> [AIM OF THE TASK]:
Omit all pictures, then retype the data exactly as given.
begin GIVEN MATERIAL
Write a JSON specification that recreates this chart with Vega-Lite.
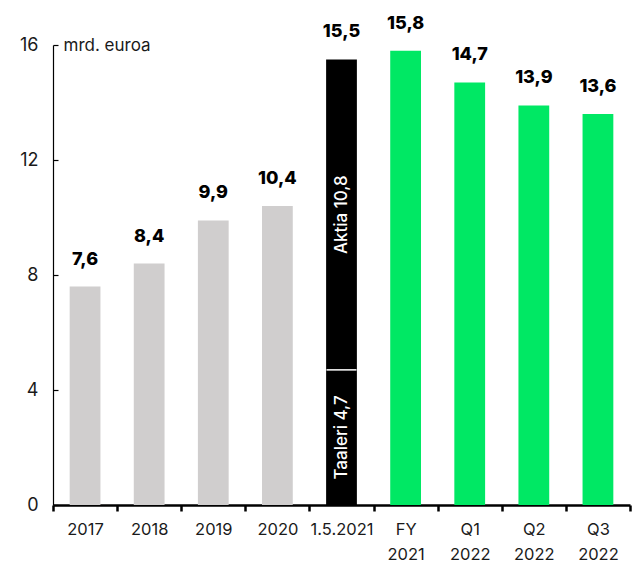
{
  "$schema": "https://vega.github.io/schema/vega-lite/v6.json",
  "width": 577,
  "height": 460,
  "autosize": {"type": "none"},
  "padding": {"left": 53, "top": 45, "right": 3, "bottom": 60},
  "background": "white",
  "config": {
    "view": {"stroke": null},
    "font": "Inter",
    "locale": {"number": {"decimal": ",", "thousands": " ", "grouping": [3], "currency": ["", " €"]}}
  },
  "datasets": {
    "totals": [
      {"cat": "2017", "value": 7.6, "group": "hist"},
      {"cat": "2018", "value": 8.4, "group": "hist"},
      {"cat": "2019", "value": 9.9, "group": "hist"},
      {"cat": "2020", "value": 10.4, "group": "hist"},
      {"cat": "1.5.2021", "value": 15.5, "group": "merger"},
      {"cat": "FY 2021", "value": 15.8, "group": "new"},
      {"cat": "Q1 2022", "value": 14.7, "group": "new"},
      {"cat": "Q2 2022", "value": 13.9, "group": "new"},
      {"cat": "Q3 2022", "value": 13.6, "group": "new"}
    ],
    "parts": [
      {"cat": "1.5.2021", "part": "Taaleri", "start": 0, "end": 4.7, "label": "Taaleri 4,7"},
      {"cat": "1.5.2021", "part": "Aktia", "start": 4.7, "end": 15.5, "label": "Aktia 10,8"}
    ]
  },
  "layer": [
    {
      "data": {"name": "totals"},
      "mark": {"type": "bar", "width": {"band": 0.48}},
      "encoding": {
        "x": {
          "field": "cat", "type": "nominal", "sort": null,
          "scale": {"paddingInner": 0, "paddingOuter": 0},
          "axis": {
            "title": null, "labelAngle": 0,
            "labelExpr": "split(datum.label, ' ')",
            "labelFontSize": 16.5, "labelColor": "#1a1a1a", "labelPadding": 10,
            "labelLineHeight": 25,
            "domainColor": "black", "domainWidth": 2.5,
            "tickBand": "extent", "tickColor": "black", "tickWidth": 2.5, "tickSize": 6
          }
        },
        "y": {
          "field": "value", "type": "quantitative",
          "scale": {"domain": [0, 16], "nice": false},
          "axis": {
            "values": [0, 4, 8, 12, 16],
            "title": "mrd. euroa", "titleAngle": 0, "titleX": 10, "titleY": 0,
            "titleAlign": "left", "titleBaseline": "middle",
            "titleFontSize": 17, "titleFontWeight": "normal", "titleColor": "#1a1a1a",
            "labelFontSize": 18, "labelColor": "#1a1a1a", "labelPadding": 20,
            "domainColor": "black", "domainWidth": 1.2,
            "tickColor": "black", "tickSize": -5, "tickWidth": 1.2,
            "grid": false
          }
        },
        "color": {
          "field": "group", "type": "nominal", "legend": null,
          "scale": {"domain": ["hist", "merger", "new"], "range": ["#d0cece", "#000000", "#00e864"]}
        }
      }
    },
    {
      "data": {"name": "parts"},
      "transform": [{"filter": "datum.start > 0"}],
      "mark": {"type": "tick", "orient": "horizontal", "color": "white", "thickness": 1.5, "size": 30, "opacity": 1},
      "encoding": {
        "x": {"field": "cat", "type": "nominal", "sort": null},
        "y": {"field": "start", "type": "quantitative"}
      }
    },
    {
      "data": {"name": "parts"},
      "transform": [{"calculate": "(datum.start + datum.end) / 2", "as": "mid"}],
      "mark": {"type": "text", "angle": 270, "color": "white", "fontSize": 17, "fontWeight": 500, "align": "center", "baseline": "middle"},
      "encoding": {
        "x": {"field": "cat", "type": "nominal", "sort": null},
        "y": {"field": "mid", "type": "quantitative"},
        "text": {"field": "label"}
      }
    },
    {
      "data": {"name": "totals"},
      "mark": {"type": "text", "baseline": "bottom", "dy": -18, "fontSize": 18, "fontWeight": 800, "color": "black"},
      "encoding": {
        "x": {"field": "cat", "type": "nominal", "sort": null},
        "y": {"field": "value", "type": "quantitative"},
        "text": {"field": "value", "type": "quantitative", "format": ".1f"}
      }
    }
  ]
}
end GIVEN MATERIAL
> [THE SOLUTION]:
Write a JSON specification that recreates this chart with Vega-Lite.
{
  "$schema": "https://vega.github.io/schema/vega-lite/v6.json",
  "width": 577,
  "height": 460,
  "autosize": {"type": "none"},
  "padding": {"left": 53, "top": 45, "right": 3, "bottom": 60},
  "background": "white",
  "config": {
    "view": {"stroke": null},
    "font": "Inter",
    "locale": {"number": {"decimal": ",", "thousands": " ", "grouping": [3], "currency": ["", " €"]}}
  },
  "datasets": {
    "totals": [
      {"cat": "2017", "value": 7.6, "group": "hist"},
      {"cat": "2018", "value": 8.4, "group": "hist"},
      {"cat": "2019", "value": 9.9, "group": "hist"},
      {"cat": "2020", "value": 10.4, "group": "hist"},
      {"cat": "1.5.2021", "value": 15.5, "group": "merger"},
      {"cat": "FY 2021", "value": 15.8, "group": "new"},
      {"cat": "Q1 2022", "value": 14.7, "group": "new"},
      {"cat": "Q2 2022", "value": 13.9, "group": "new"},
      {"cat": "Q3 2022", "value": 13.6, "group": "new"}
    ],
    "parts": [
      {"cat": "1.5.2021", "part": "Taaleri", "start": 0, "end": 4.7, "label": "Taaleri 4,7"},
      {"cat": "1.5.2021", "part": "Aktia", "start": 4.7, "end": 15.5, "label": "Aktia 10,8"}
    ]
  },
  "layer": [
    {
      "data": {"name": "totals"},
      "mark": {"type": "bar", "width": {"band": 0.48}},
      "encoding": {
        "x": {
          "field": "cat", "type": "nominal", "sort": null,
          "scale": {"paddingInner": 0, "paddingOuter": 0},
          "axis": {
            "title": null, "labelAngle": 0,
            "labelExpr": "split(datum.label, ' ')",
            "labelFontSize": 16.5, "labelColor": "#1a1a1a", "labelPadding": 10,
            "labelLineHeight": 25,
            "domainColor": "black", "domainWidth": 2.5,
            "tickBand": "extent", "tickColor": "black", "tickWidth": 2.5, "tickSize": 6
          }
        },
        "y": {
          "field": "value", "type": "quantitative",
          "scale": {"domain": [0, 16], "nice": false},
          "axis": {
            "values": [0, 4, 8, 12, 16],
            "title": "mrd. euroa", "titleAngle": 0, "titleX": 10, "titleY": 0,
            "titleAlign": "left", "titleBaseline": "middle",
            "titleFontSize": 17, "titleFontWeight": "normal", "titleColor": "#1a1a1a",
            "labelFontSize": 18, "labelColor": "#1a1a1a", "labelPadding": 20,
            "domainColor": "black", "domainWidth": 1.2,
            "tickColor": "black", "tickSize": -5, "tickWidth": 1.2,
            "grid": false
          }
        },
        "color": {
          "field": "group", "type": "nominal", "legend": null,
          "scale": {"domain": ["hist", "merger", "new"], "range": ["#d0cece", "#000000", "#00e864"]}
        }
      }
    },
    {
      "data": {"name": "parts"},
      "transform": [{"filter": "datum.start > 0"}],
      "mark": {"type": "tick", "orient": "horizontal", "color": "white", "thickness": 1.5, "size": 30, "opacity": 1},
      "encoding": {
        "x": {"field": "cat", "type": "nominal", "sort": null},
        "y": {"field": "start", "type": "quantitative"}
      }
    },
    {
      "data": {"name": "parts"},
      "transform": [{"calculate": "(datum.start + datum.end) / 2", "as": "mid"}],
      "mark": {"type": "text", "angle": 270, "color": "white", "fontSize": 17, "fontWeight": 500, "align": "center", "baseline": "middle"},
      "encoding": {
        "x": {"field": "cat", "type": "nominal", "sort": null},
        "y": {"field": "mid", "type": "quantitative"},
        "text": {"field": "label"}
      }
    },
    {
      "data": {"name": "totals"},
      "mark": {"type": "text", "baseline": "bottom", "dy": -18, "fontSize": 18, "fontWeight": 800, "color": "black"},
      "encoding": {
        "x": {"field": "cat", "type": "nominal", "sort": null},
        "y": {"field": "value", "type": "quantitative"},
        "text": {"field": "value", "type": "quantitative", "format": ".1f"}
      }
    }
  ]
}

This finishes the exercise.